But we've all done this. Been unable to see something that's staring us in the face. Wondered how we could possibly have missed it, the first 10 or 12 times we looked there.

We don't see the world.

Because there's too much data in the world, and I'm not just talking about facts and numbers. I'm talking about every feature of every object in your environment; I'm talking about the temperature of the air and the color of the light and the feel of the floor beneath your feet and the slight ache in your shoulder and the sounds of the computer hum and a distant siren and the computer keys clacking under your fingers. I'm talking about all the possible information you could perceive.

If we paid equal attention to all of that information, we would be paralyzed by the flood, by the sheer scale of the processing needed. If we paid equal attention to all of that information, we wouldn't have time to get out of the way of the charging mammoth, to realize that woman is signaling her interest before some other quicker competitor walks off with her, to deal with the baby's unhappiness before it wakes the whole tribe and alerts nocturnal predators.

We're smarter than that. We use pre-programmed templates to speed up processing; we focus on what matters. We look for change. We look for the 'big picture.'

As the saying goes: It's not a bug, it's a feature.

This is where memory begins, with our selection of data.

But this is only the first step. Dr Loftus asks the question, how does an eyewitness go from picking out "the closest" photo from a photo line-up, to later declaring absolute certainty that the one she picked was her attacker?

We all have stories about ourselves and others that we have told again and again through our lives. We all know stories that family and friends tell, over and over. We all know how they change, how they become 'better' stories -- practice, and audience feedback, knocks the corners off, emphasizing some bits, losing other bits, 'spinning' the tale into something more coherent, more focused, and more entertaining.

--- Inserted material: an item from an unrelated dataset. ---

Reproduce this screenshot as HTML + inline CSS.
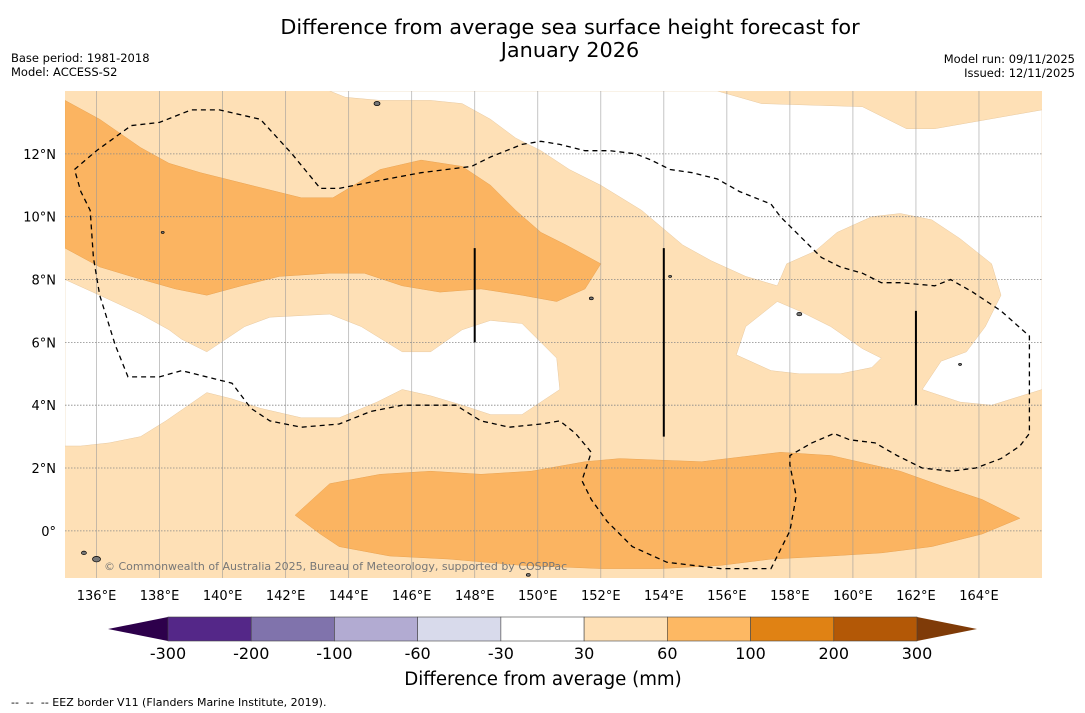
<!DOCTYPE html>
<html><head><meta charset="utf-8"><style>
body{margin:0;background:#fff;}
svg{display:block;font-family:"DejaVu Sans","Liberation Sans",sans-serif;}
</style></head><body>
<svg id="chart" width="1085" height="713" viewBox="0 0 1085 713" xmlns="http://www.w3.org/2000/svg">
<text x="570" y="34" font-size="20.8" text-anchor="middle">Difference from average sea surface height forecast for</text>
<text x="570" y="57" font-size="20.8" text-anchor="middle">January 2026</text>
<text x="11" y="62" font-size="11.5">Base period: 1981-2018</text>
<text x="11" y="76" font-size="11.5">Model: ACCESS-S2</text>
<text x="1075" y="63" font-size="11.5" text-anchor="end">Model run: 09/11/2025</text>
<text x="1075" y="77" font-size="11.5" text-anchor="end">Issued: 12/11/2025</text>
<defs><clipPath id="mapclip"><rect x="65" y="91" width="977" height="487"/></clipPath></defs>
<g id="map" clip-path="url(#mapclip)"></g>
<g id="axes"></g>
<g id="cbar"></g>
<text x="543" y="685" font-size="18.2" text-anchor="middle">Difference from average (mm)</text>
<text x="11" y="706" font-size="11" xml:space="preserve" style="white-space:pre">--  --  -- EEZ border V11 (Flanders Marine Institute, 2019).</text>
</svg>
<script>
const lonMin=135, lonMax=166, latMin=-1.5, latMax=14;
const lonTicks=[136,138,140,142,144,146,148,150,152,154,156,158,160,162,164];
const latTicks=[0,2,4,6,8,10,12];
const cbarBounds=[-300,-200,-100,-60,-30,30,60,100,200,300];
const cbarColors=["#542788","#8073ac","#b2abd2","#d8daeb","#ffffff","#fee0b6","#fdb863","#e08214","#b35806"];
const whiteTop=[[143.4,14.0],[155.7,14.0],[157.1,13.6],[160.3,13.5],[161.7,12.8],[162.6,12.8],[166.0,13.4],[166.0,4.5],[164.4,4.0],[163.4,4.1],[162.2,4.5],[162.8,5.4],[163.6,5.7],[164.2,6.5],[164.7,7.5],[164.4,8.5],[163.4,9.3],[162.5,9.9],[161.5,10.1],[160.6,10.0],[159.5,9.5],[158.8,8.9],[157.9,8.5],[157.6,7.8],[156.6,8.1],[155.5,8.6],[154.6,9.1],[153.3,10.2],[152.0,11.0],[151.0,11.5],[150.1,12.1],[149.3,12.5],[148.5,13.1],[147.6,13.6],[146.6,13.7],[145.0,13.7],[143.9,13.8]];
const whiteMid=[[135.0,8.0],[136.1,7.5],[137.4,6.9],[138.3,6.4],[138.7,6.1],[139.5,5.7],[140.7,6.5],[141.5,6.8],[143.4,6.9],[144.4,6.5],[145.7,5.7],[146.6,5.7],[147.6,6.4],[148.5,6.7],[149.5,6.6],[150.6,5.5],[150.7,4.5],[149.5,3.7],[148.5,3.7],[147.6,4.0],[146.6,4.3],[145.7,4.5],[144.9,4.1],[143.7,3.6],[142.5,3.6],[141.2,3.9],[140.3,4.2],[139.5,4.4],[138.2,3.5],[137.4,3.0],[136.4,2.8],[135.5,2.7],[135.0,2.7]];
const whiteRight=[[157.6,7.3],[156.6,6.5],[156.3,5.6],[157.4,5.1],[158.3,5.0],[159.6,5.0],[160.6,5.2],[160.9,5.5],[160.3,5.8],[159.3,6.5],[158.3,7.0]];
const orangeTop=[[135.0,13.7],[136.1,13.1],[137.4,12.2],[138.3,11.7],[139.3,11.4],[140.9,11.0],[142.5,10.6],[143.5,10.6],[145.0,11.5],[146.3,11.8],[147.6,11.6],[148.5,11.0],[149.3,10.2],[150.1,9.5],[150.9,9.1],[152.0,8.5],[151.5,7.7],[150.6,7.3],[149.5,7.5],[148.2,7.7],[146.9,7.6],[145.7,7.8],[144.5,8.2],[143.4,8.2],[141.8,8.1],[140.6,7.8],[139.5,7.5],[138.5,7.7],[137.1,8.1],[136.1,8.4],[135.0,9.0]];
const orangeBottom=[[142.3,0.5],[143.4,1.5],[145.0,1.8],[146.6,1.9],[148.2,1.8],[149.8,1.9],[151.5,2.2],[152.6,2.3],[155.2,2.2],[157.7,2.5],[159.3,2.4],[161.5,1.9],[162.9,1.4],[164.1,1.0],[165.3,0.4],[164.1,-0.1],[162.5,-0.5],[160.9,-0.7],[159.3,-0.8],[157.4,-0.9],[155.8,-1.1],[153.9,-1.2],[152.0,-1.2],[149.5,-1.1],[147.2,-0.9],[145.3,-0.8],[143.7,-0.5],[143.1,-0.1]];
const eez=[[135.3,11.5],[136.0,12.1],[137.1,12.9],[138.0,13.0],[139.0,13.4],[139.9,13.4],[141.2,13.1],[142.2,12.0],[143.1,10.9],[143.7,10.9],[144.7,11.1],[146.3,11.4],[147.9,11.6],[148.5,11.9],[149.5,12.3],[150.1,12.4],[150.7,12.3],[151.5,12.1],[152.3,12.1],[153.1,12.0],[153.6,11.8],[154.2,11.5],[154.9,11.4],[155.7,11.2],[156.4,10.8],[157.4,10.4],[157.7,10.0],[158.3,9.4],[159.0,8.7],[159.6,8.4],[160.3,8.2],[160.9,7.9],[161.5,7.9],[162.6,7.8],[163.1,8.0],[163.8,7.6],[164.7,7.0],[165.6,6.2],[165.6,3.1],[165.3,2.7],[164.7,2.3],[163.9,2.0],[163.1,1.9],[162.2,2.0],[161.4,2.4],[160.7,2.8],[159.9,2.9],[159.4,3.1],[158.7,2.8],[158.0,2.4],[158.0,2.1],[158.2,1.1],[158.0,0.0],[157.7,-0.6],[157.4,-1.2],[155.8,-1.2],[154.1,-1.0],[153.0,-0.5],[152.2,0.3],[151.7,1.0],[151.4,1.6],[151.7,2.5],[151.2,3.1],[150.7,3.5],[150.1,3.4],[149.1,3.3],[148.2,3.5],[147.4,4.0],[146.6,4.0],[145.7,4.0],[144.7,3.8],[143.7,3.4],[142.5,3.3],[141.5,3.5],[140.9,3.9],[140.3,4.7],[138.7,5.1],[138.0,4.9],[137.0,4.9],[136.6,5.9],[136.1,7.5],[135.9,8.7],[135.8,10.2],[135.5,10.8],[135.3,11.5]];
const islands=[[144.9,13.6,3],[136.0,-0.9,4],[135.6,-0.7,2.5],[158.3,6.9,2.5],[151.7,7.4,2],[154.2,8.1,1.5],[163.4,5.3,1.5],[149.7,-1.4,2],[138.1,9.5,1.5]];
const verticalLines=[[148,9,6],[154,9,3],[162,7,4]];

const NS="http://www.w3.org/2000/svg";
const X0=65,X1=1042,Y0=91,Y1=578;
function xs(lon){return X0+(lon-lonMin)/(lonMax-lonMin)*(X1-X0);}
function ys(lat){return Y1-(lat-latMin)/(latMax-latMin)*(Y1-Y0);}
function mk(tag,attrs,parent){const e=document.createElementNS(NS,tag);for(const k in attrs)e.setAttribute(k,attrs[k]);parent.appendChild(e);return e;}
function pts(a){return a.map(p=>xs(p[0]).toFixed(1)+","+ys(p[1]).toFixed(1)).join(" ");}
const map=document.getElementById("map"),axes=document.getElementById("axes"),cb=document.getElementById("cbar");
let e=mk("rect",{x:X0,y:Y0,width:X1-X0,height:Y1-Y0,fill:"#fee0b6"},map);


[[whiteTop,'white-region-north'],[whiteMid,'white-region-west'],[whiteRight,'white-region-east']].forEach(([a,n])=>{
 const p=mk("polygon",{points:pts(a),fill:"#ffffff",stroke:"#e8c9a0","stroke-width":0.5},map);
 
 
});
[[orangeTop,'band-60-100-north'],[orangeBottom,'band-60-100-equator']].forEach(([a,n])=>{
 const p=mk("polygon",{points:pts(a),fill:"#fbb461",stroke:"#e9a352","stroke-width":0.5},map);
 
 
});
lonTicks.forEach(l=>{const g=mk("line",{x1:xs(l),x2:xs(l),y1:Y0,y2:Y1,stroke:"#999","stroke-width":0.8,"stroke-opacity":0.7},map);
 
 });
latTicks.forEach(l=>{const g=mk("line",{x1:X0,x2:X1,y1:ys(l),y2:ys(l),stroke:"#888","stroke-width":0.8,"stroke-dasharray":"1.5,1.5"},map);
 
 });
islands.forEach(p=>{const c=mk("ellipse",{cx:xs(p[0]),cy:ys(p[1]),rx:p[2],ry:p[2]*0.7,fill:"#777",stroke:"#000","stroke-width":0.7},map);
 
 });
e=mk("polyline",{points:pts(eez),fill:"none",stroke:"#000","stroke-width":1.3,"stroke-dasharray":"5,4"},map);


verticalLines.forEach(v=>{const l=mk("line",{x1:xs(v[0]),x2:xs(v[0]),y1:ys(v[1]),y2:ys(v[2]),stroke:"#000","stroke-width":2},map);
 
 });
e=mk("text",{x:104,y:570,"font-size":11,fill:"#777"},map);
e.textContent="© Commonwealth of Australia 2025, Bureau of Meteorology, supported by COSPPac";


lonTicks.forEach(l=>{const t=mk("text",{x:xs(l),y:600,"font-size":13,"text-anchor":"middle"},axes);t.textContent=l+"°E";
 
 });
latTicks.forEach(l=>{const t=mk("text",{x:56,y:ys(l)+5,"font-size":13,"text-anchor":"end"},axes);t.textContent=l===0?"0°":l+"°N";
 
 });
const CB0=168,CB1=917,CBY=617,CBH=24;
function cx(i){return CB0+i*(CB1-CB0)/(cbarBounds.length-1);}
e=mk("polygon",{points:`${CB0},${CBY} 108,${CBY+CBH/2} ${CB0},${CBY+CBH}`,fill:"#2d004b"},cb);


e=mk("polygon",{points:`${CB1},${CBY} 977,${CBY+CBH/2} ${CB1},${CBY+CBH}`,fill:"#7f3b08"},cb);


cbarColors.forEach((c,i)=>{const r=mk("rect",{x:cx(i),y:CBY,width:cx(i+1)-cx(i),height:CBH,fill:c,stroke:"#444","stroke-width":0.6},cb);
 
 });
cbarBounds.forEach((b,i)=>{const t=mk("text",{x:cx(i),y:659,"font-size":16,"text-anchor":"middle"},cb);t.textContent=b;
 
 });
</script>
</body></html>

'Storifying' goes deeper than this. For here's the liberating and scary magic of memory: We not only create our memories, but every time we remember them, we bring them back into that same mental space, where they become malleable once again. Which means we can (and do) re-work them.

Every time we remember a memory, we change it a little.

Many people find this terrifying. If you can't rely on your memories, where does that leave you? Your foundation rock turns out to be sand.

But, again, it's a feature not a bug.

I've seen it in family members, I know just how terrible it is. But Alzheimer's takes away all dignity, takes away the ability to communicate, takes away the ability to function in the world. Why do we focus only on one loss: memory? -- Dr. Fiona McPherson

The malleability of memory is what allows us to continue to learn, enables us to change our minds, change our selves. Makes us human.

Everything has its price.

To acknowledge that memory is fallible, that even our most precious memories don't reflect THE truth of the event, that even without realizing it our memories of events change as we acquire new information and become different people, is to give ourselves and others permission to change.

Alzheimer's disease is the fear of our age. Of course it's a terrible disease; I've seen it in family members, I know just how terrible it is. But Alzheimer's takes away all dignity, takes away the ability to communicate, takes away the ability to function in the world. Why do we focus only on one loss: memory?

Because memory is so precious to us.

Why, in this time of frantic change and personal re-invention, has memory become so precious to us? The question holds the answer.

The fallibility and malleability of memory has been responsible for many tragedies, from unjust executions to family feuds. But let's put the blame squarely where it lies -- not in these vital characteristics of the human mind, but in our excessive (grossly misunderstood) faith in human memory.

We're not machines. We're smarter than that. It's time we understood that.